In quell’occasione fece la presentazione Cacciari che allora era ancora nostro Sindaco. Egli tenne una conversazione dotta sul tema dell’angelologia e lo tenne da persona veramente esperta. Seppi in quell’occasione che il nostro Sindaco filosofo aveva appena fatto una pubblicazione sul tema degli angeli, cosa che mi stupì alquanto ma che rafforzò la mia fede nella presenza degli angeli in questo nostro mondo. La cosa mi sorprese assai perché sapevo che Cacciari è un libero pensatore che, anche se estremamente attento e rispettoso nei confronti della fede, non ha mai fatto mistero di non essere credente.

Ogni volta che mi reco in ospedale non riesco a non gettare uno sguardo su quell’angelo mal riuscito che stona alquanto inserito com’è nella bellezza di Madre Natura così ben espressa dal giardino pensile della “Torre Maya”, gioiello architettonico della nostra città così povera di belle strutture.

Quest’anno, non so rendermi conto del perché, il 2 ottobre, festa liturgica degli Angeli Custodi, mi sono trovato a riflettere con attenzione su queste creature celesti tentando di interpretare in chiave attuale questo tema che nel passato rientrava nell’iconografia di una certa “mitologia cristiana”. A Ca’ Solaro, dove ho tenuto la mia breve riflessione durante la Messa del primo venerdì del mese, ho iniziato il sermone spiegando che il termine angelo significa messaggero e nel contesto cristiano messaggero di Dio. Ho proseguito affermando che è estremamente vantaggioso essere più attenti a quegli impulsi e a quelle folgorazioni interiori che offrono al nostro animo la possibilità di una maggiore apertura al bene, alla verità e alla solidarietà, intuizioni e folgorazioni che altro non sono se non i suggerimenti di un messaggero, quindi di un angelo del buon Dio.

Meglio ancora però quando scopriamo che il Signore spessissimo si avvale anche di “angeli” senza ali che testimoniano il bene e con la loro presenza ci invitano a farlo. Ricordo un bel romanzo del Cronin dal titolo “Angeli nella notte” che parla delle infermiere al capezzale degli ammalati che riordinano le lenzuola e che offrono parole di conforto e di affetto. Quel romanzo sugli angeli in carne ed ossa mi ha fatto capire che gli “angeli” esistono davvero e sono più di quanti noi posiamo immaginare perché riempiono il mondo intero con la loro cara e provvidenziale presenza.

L’Alto Adige

Forse i lettori de “L’incontro” ricordano una certa maretta che è nata e che si è manifestata sul nostro periodico tra una nostra cara collaboratrice e due coniugi anch’essi nostri preziosi collaboratori.

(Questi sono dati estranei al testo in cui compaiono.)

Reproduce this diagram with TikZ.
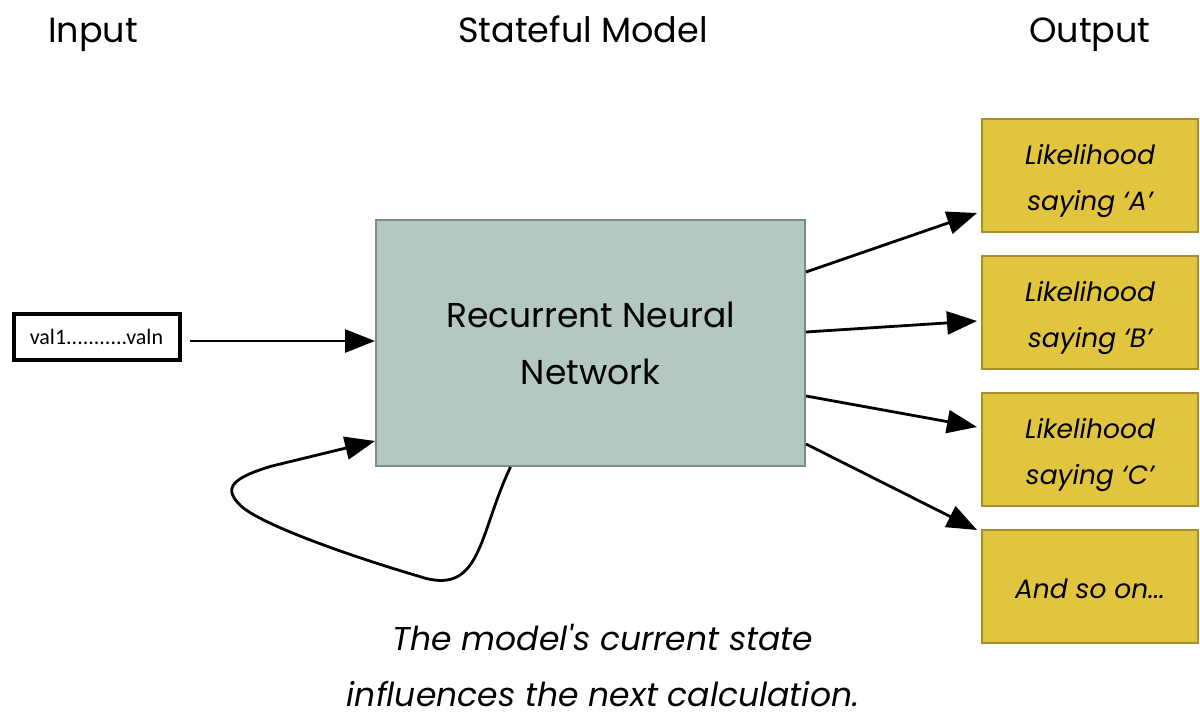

La prima, pur passando lunghissimi mesi in Alto Adige, terra che ama ed ammira, contemporaneamente nutre forti sentimenti patriottici che le rendono difficile accettare quel rifiuto per gli italiani che si respira ancora oggi tra quei monti.
I secondi, nati tra quei monti, si sentono fortemente partecipi delle aspirazioni di quella gente di montagna che ama quanto mai la propria lingua, le proprie tradizioni e la propria cultura.

La prima sottolinea quelle aspirazioni di autonomia e quegli atteggiamenti che negli anni sessanta hanno generato scelte anche violente che hanno mietuto vittime innocenti e che non si possono giustificare in nessun modo né in Alto Adige né in altre parti del mondo, scelte che tuttora evidenziano forti riserve nei confronti di chi, italiano come loro, ha il torto di non essere nato in quel territorio.
I secondi invece rivendicano con forza la loro cultura e le loro tradizioni, nate da percorsi ed esperienze diverse dalle nostre, che affondano le radici nella storia della popolazione del Sud Tirolo anche se vivono in un territorio al di qua delle Alpi.

Qualche tempo fa questi secondi amici mi hanno regalato un volume di Sebastiano Vassalli dal titolo “Il confine – cento anni del Sud Tirolo in Italia”. La lettura molto interessante, piacevole e mi pare imparziale mi ha offerto una visione più obiettiva facendomi conoscere torti e ragioni degli uni e degli altri ma soprattutto mi ha riconfermato la convinzione che ogni popolo ha il diritto di rivendicare la propria autonomia stabilendo rapporti rispettosi con tutti.

Credo comunque che sia ora di smettere di rimpallarsi le responsabilità dei torti reciprocamente subiti nel passato e di cui, nessuna delle due parti è immune da colpe, e ricordare invece che per contendersi quel lembo di terra di grande bellezza naturalistica, molti giovani d’altri tempi e di varie nazionalità sono stati mandati a vivere prima una vita di stenti e poi a morire.

Questo è l’anno in cui ricorre il centenario della Grande Guerra e probabilmente è l’anno giusto per uscire da ogni spirale retorica e imboccare la strada della comprensione reciproca e della pacifica convivenza accettando le differenze come un patrimonio di ricchezza globale. In questo mondo globalizzato come è ancora attuale il tema del volume “La venticinquesima ora”, che ho letto molti anni fa e che stigmatizza il triste costume dei popoli più forti di imporre confini!